El juez, un tal R. T. Ordak, era una de las personas más desagradables y susceptibles que uno se pueda imaginar. Cuando los infractores de la ley comparecieron ante él los interrogó bruscamente:

-¿Su nombre?

-Señor y señora Field.

-¿Su domicilio?

Le indicaron, al azar, Harrisburg, Pensilvania.

-¿Su profesión?

-Rentistas.

Después los multó en cien dólares por infringir las leyes relativas a bebidas alcohólicas.

El señor Titbury, pese a los esfuerzos de su mujer por calmarlo, no pudo contenerse. Se dejó llevar de su furia y amenazó al juez. Éste simplemente dobló la multa por haber faltado el respeto a la justicia.

Exasperado, olvidó toda prudencia y llegó hasta a sacrificar las ventajas que su incógnito le aseguraba. Y entonces, con los brazos cruzados, el rostro encendido, rechazando a la señora Titbury con violencia extraña en él, se inclinó sobre la mesa del juez y le dijo:

-¿Sabe usted con quién habla?

-Con un mal educado, al que impongo trescientos dólares de multa, puesto que continúa en ese tono -respondió el no menos exasperado juez.

-¡Trescientos dólares! -exclamó la señora Titbury, cayendo medio desvacenida sobre un banco.

-Sí -añadió el juez, acentuando cada sílaba- trescientos dólares al señor Field, de Harrisburg, Pensilvania.

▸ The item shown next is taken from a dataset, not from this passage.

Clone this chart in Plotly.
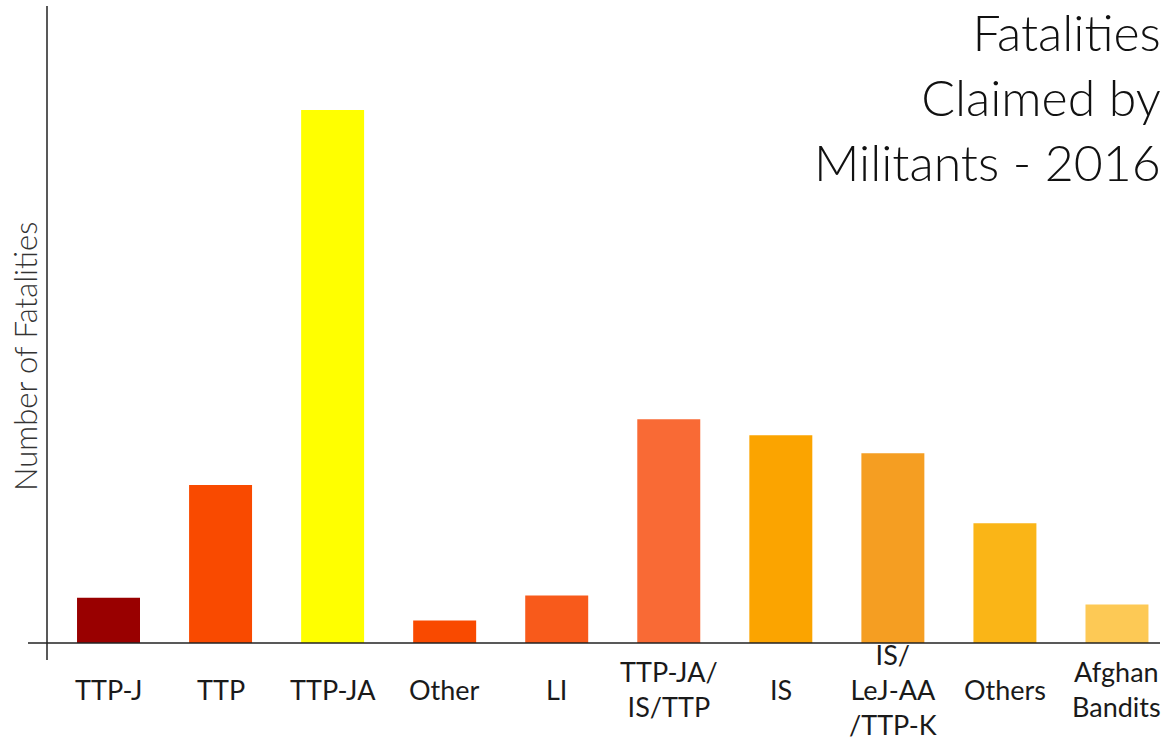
import plotly.graph_objects as go

categories = ["TTP-J", "TTP", "TTP-JA", "Other", "LI", "TTP-JA/<br>IS/TTP", "IS",
              "IS/<br>LeJ-AA<br>/TTP-K", "Others", "Afghan<br>Bandits"]
fatalities = [20, 70, 236, 10, 21, 99, 92, 84, 53, 17]
bar_colors = ["#990000", "#F94A00", "#FFFF00", "#F94A00", "#F85A1B", "#F96A35",
              "#FBA400", "#F59E22", "#FAB517", "#FDC955"]
title_text = "Fatalities<br>Claimed by<br>Militants - 2016"
y_title = "Number of Fatalities"

W, H = 1173, 740
ML, MR, MT, MB = 47, 0, 6, 97
PW, PH = W - ML - MR, H - MT - MB
FONT = "Lato"

def px_x(p):
    return (p - ML) / PW

def px_y(p):
    return (H - MB - p) / PH

xs = list(range(len(categories)))
fig = go.Figure(go.Bar(x=xs, y=fatalities, marker=dict(color=bar_colors, line=dict(width=0))))

annotations = []
for i, lab in enumerate(categories):
    annotations.append(dict(x=i, xref="x", y=px_y(689), yref="paper", text=lab,
                            showarrow=False, xanchor="center", yanchor="middle", align="center",
                            borderpad=0,
                            font=dict(family=FONT, size=27, color="#1a1a1a", weight=400)))
annotations.append(dict(x=px_x(1162), xref="paper", y=px_y(1), yref="paper", text=title_text,
                        showarrow=False, xanchor="right", yanchor="top", align="right",
                        borderpad=0,
                        font=dict(family=FONT, size=50, color="#111111", weight=300)))
annotations.append(dict(x=px_x(25), xref="paper", y=px_y(357), yref="paper", text=y_title,
                        textangle=-90, showarrow=False, xanchor="center", yanchor="middle",
                        font=dict(family=FONT, size=31, color="#333333", weight=300)))

shapes = [
    dict(type="line", xref="paper", yref="paper", x0=px_x(28), x1=px_x(1160),
         y0=0, y1=0, line=dict(color="#222222", width=1.5)),
    dict(type="line", xref="paper", yref="paper", x0=0, x1=0,
         y0=px_y(660), y1=px_y(6), line=dict(color="#222222", width=1.5)),
]

fig.update_layout(
    width=W, height=H,
    margin=dict(l=ML, r=MR, t=MT, b=MB, pad=0),
    plot_bgcolor="white", paper_bgcolor="white",
    showlegend=False, bargap=0.438,
    xaxis=dict(range=[-0.549, 9.5], showticklabels=False, showgrid=False, zeroline=False,
               showline=False, ticks=""),
    yaxis=dict(range=[0, 282], showticklabels=False, showgrid=False, zeroline=False,
               showline=False, ticks=""),
    annotations=annotations, shapes=shapes,
)

fig.write_html("out.html", config={"displayModeBar": False},
               post_script="document.body.style.margin='0';document.body.style.overflow='hidden';")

-Pues bien -gritó el señor Titbury, golpeando la mesa con el puño-. Sepa usted que yo no soy el señor Field, de Harrisburg, Pensilvania.

-¿Pues quién es usted?

-El señor Titbury... de Chicago... Illinois.

-¡Es decir, un individuo que se permite viajar con un nombre supuesto! -respondió el juez, como si hubiera dicho: ¡Un crimen más que añadir a tantos otros!

-Sí, el señor Titbury, de Chicago. El tercer jugador de la partida Hypperbone... el futuro heredero de su inmensa fortuna.

Esta declaración no pareció producir efecto en R. T. Ordak. Este magistrado tan malcarado, como imparcial, no haría más caso a aquel tercer jugador que a cualquier marinero del puerto. Así, con voz aguda, dijo:

-Pues bien, el señor Titbury, de Chicago, Illinois, será quien pague los trescientos dólares; y, además por haberse permitido presentarse ante la justicia con nombre supuesto lo condeno a ocho días de prisión.

Esto fue el colmo, y junto a la señora Titbury, caída sobre el banco, el señor Titbury cayó a su vez.

Ocho días de prisión, y el telegrama esperado llegaría dentro de cinco; y el día 19 sería preciso partir para ir tal vez al otro extremo de los Estados Unidos, y de no estar allí el día señalado quedaría excluido de la partida.

Se confesará que aquello era más grave para el señor Titbury que si hubiera sido enviado a la casilla cincuenta y dos, estado de Missuri, en la prisión de San Luis. Allí, al menos, había la posibilidad de ser libertado por algunos de los jugadores, mientras que en la cárcel de Calais, y por voluntad del juez R. T. Ordak, estaría encerrado hasta que cumpliera la condena.